Когда мы переходим от 1903-го к 1904 году и от Поллака к Максу Броду, возникает впечатление, будто внезапно открываешь другого писателя. Почвенническая манерность исчезла, но на смену ей пришла другая манерность, может быть, еще более отвратительная. Пусть судит читатель: «Очень легко быть радостным в начале лета. Сердце бьется легко, шаг легок, и мы уверенно смотрим в будущее. Надеемся на встречу с восточными чудесами и одновременно отвергаем их с комическим благоговением и неловкими словесами — эта оживленная игра настраивает нас на радостный лад и вызывает дрожь. Мы отбросили простыни и продолжаем лежать в постели, не сводя глаз с часов. Они показывают конец утра. Но мы, мы причесываем вечер весьма блеклыми красками и бесконечными перспективами и от радости потираем себе руки, пока они не покраснеют, пока не увидим, как удлиняется и становится столь грациозно вечерней наша тень. Мы украшаем себя в тайной надежде, что украшение станет нашей натурой /…/». Кафка явно еще не нашел своего стиля; вскоре он так больше не будет писать. Впрочем, то, что он говорит здесь, просто и в то же время важно. Он хочет сказать, что не позволено при свете дня утверждать, что наступила ночь. Литература должна говорить правду, в противном случае она станет занятием самым пустым и одновременно наименее дозволенным. Ложный романтизм, ради удовольствия смешивающий правду и ложь и находящий удовольствие в надуманной меланхолии, возмутителен.

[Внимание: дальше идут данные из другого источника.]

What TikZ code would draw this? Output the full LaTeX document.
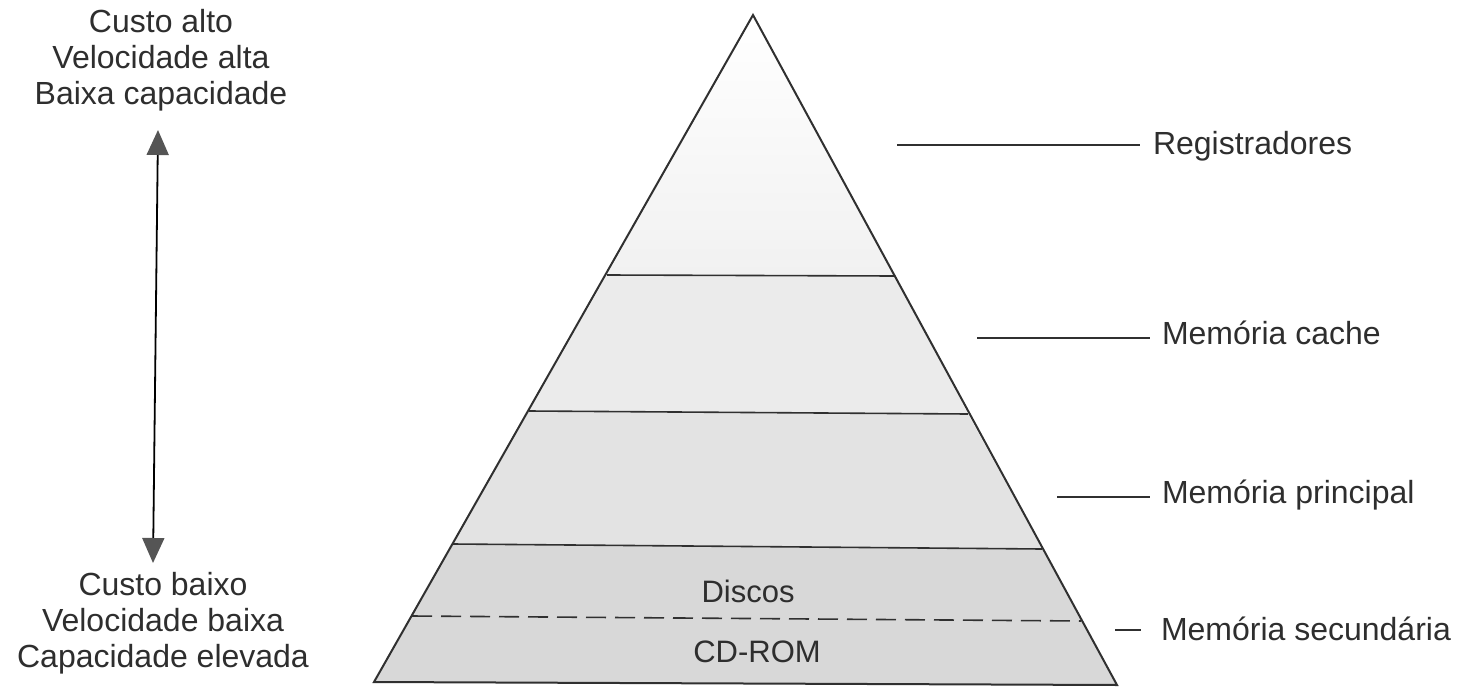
\documentclass[tikz,border=0pt]{standalone}
\usepackage{fontspec}
\setmainfont{Liberation Sans}
\usetikzlibrary{arrows.meta}
\definecolor{ink}{HTML}{2E2E2E}
\definecolor{edgecol}{HTML}{303030}
\definecolor{headgray}{HTML}{555555}
\definecolor{bandzero}{HTML}{F1F1F1}
\definecolor{bandone}{HTML}{EBEBEB}
\definecolor{bandtwo}{HTML}{E3E3E3}
\definecolor{bandthree}{HTML}{D8D8D8}
\tikzset{
  txt/.style={font=\fontsize{32}{36}\selectfont, text=ink, inner sep=0pt, outer sep=0pt},
  sidetxt/.style={txt, align=center, anchor=north},
  lbl/.style={txt, anchor=base west},
  lvltxt/.style={font=\fontsize{31}{36}\selectfont, text=ink, inner sep=0pt},
  edge/.style={draw=edgecol, line width=2pt, line join=miter},
  level/.style={draw=edgecol, line width=1.6pt},
  split/.style={draw=edgecol, line width=1.6pt, dash pattern=on 20pt off 9pt},
  tick/.style={draw=edgecol, line width=1.6pt},
  dblarrow/.style={draw=black, line width=1.8pt,
    {Triangle[width=22pt,length=25pt,color=headgray]}-{Triangle[width=22pt,length=25pt,color=headgray]}}
}
\begin{document}
\begin{tikzpicture}[x=1pt,y=-1pt]
\useasboundingbox (0,0) rectangle (1459,688);

% pyramid corners and the ends of the level lines
\coordinate (apex) at (753,15);
\coordinate (l1) at (607,275);  \coordinate (r1) at (895,276);
\coordinate (l2) at (529,411);  \coordinate (r2) at (968,414);
\coordinate (l3) at (453,544);  \coordinate (r3) at (1042,549);
\coordinate (ld) at (412,616);  \coordinate (rd) at (1081,621);
\coordinate (bl) at (374,682);  \coordinate (br) at (1117,685);

% shaded bands
\shade[top color=white, bottom color=bandzero] (apex) -- (r1) -- (l1) -- cycle;
\fill[bandone] (l1) -- (r1) -- (r2) -- (l2) -- cycle;
\fill[bandtwo] (l2) -- (r2) -- (r3) -- (l3) -- cycle;
\fill[bandthree] (l3) -- (r3) -- (br) -- (bl) -- cycle;

% outline and level separators
\draw[edge] (bl) -- (apex) -- (br) -- cycle;
\draw[level] (l1) -- (r1);
\draw[level] (l2) -- (r2);
\draw[level] (l3) -- (r3);
\draw[split] (ld) -- (rd);

\node[lvltxt] (discos) at (748,591) {Discos};
\node[lvltxt] (cdrom) at (757,652) {CD-ROM};

% level labels with their leader lines
\coordinate (reg0) at (897,145);
\coordinate (cache0) at (977,338);
\coordinate (princ0) at (1057,497);
\coordinate (sec0) at (1115,630);
\node[lbl] (reg) at (1153,154) {Registradores};
\node[lbl] (cache) at (1162,344) {Memória cache};
\node[lbl] (princ) at (1162,503) {Memória principal};
\node[lbl] (sec) at (1161,640) {Memória secundária};
\draw[tick, shorten >=13pt] (reg0) -- (reg0 -| reg.west);
\draw[tick, shorten >=12pt] (cache0) -- (cache0 -| cache.west);
\draw[tick, shorten >=12pt] (princ0) -- (princ0 -| princ.west);
\draw[tick, shorten >=20pt] (sec0) -- (sec0 -| sec.west);

% cost / speed / capacity scale
\node[sidetxt] (high) at (161,9) {Custo alto\\Velocidade alta\\Baixa capacidade};
\node[sidetxt] (low) at (163,572) {Custo baixo\\Velocidade baixa\\Capacidade elevada};
\coordinate (atop) at (158,130);
\coordinate (abot) at (153,563);
\draw[dblarrow] (atop) -- (abot);
\end{tikzpicture}
\end{document}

Давно отмечено совпадение между этими размышлениями Кафки и идеями Гуго фон Гофмансталя того же времени. В частности, в одном из своих лучших и наиболее известных произведений, озаглавленном «Письмо», а в целом носящем название «Письмо лорда Шандоса», Гофмансталь в образе английского дворянина XVII в. выразил свои чувства в переломный момент века. Оно перенасыщено словесными излишествами тех, чью судьбу одно время он, похоже, мог разделить — д’Аннунцио, Барреса, Оскара Уайльда и др. Литература упивалась словами, она стала бесплодной и безответственной игрой. Молодой лорд Шандос утратил в этой школе смысл ценностей (значений) и одновременно вкус к письму. Он мечтает о новом языке, «на котором безмолвные вещи разговаривали бы с ним и с которым он, возможно, смог бы предстать в могиле перед неведомым судьей».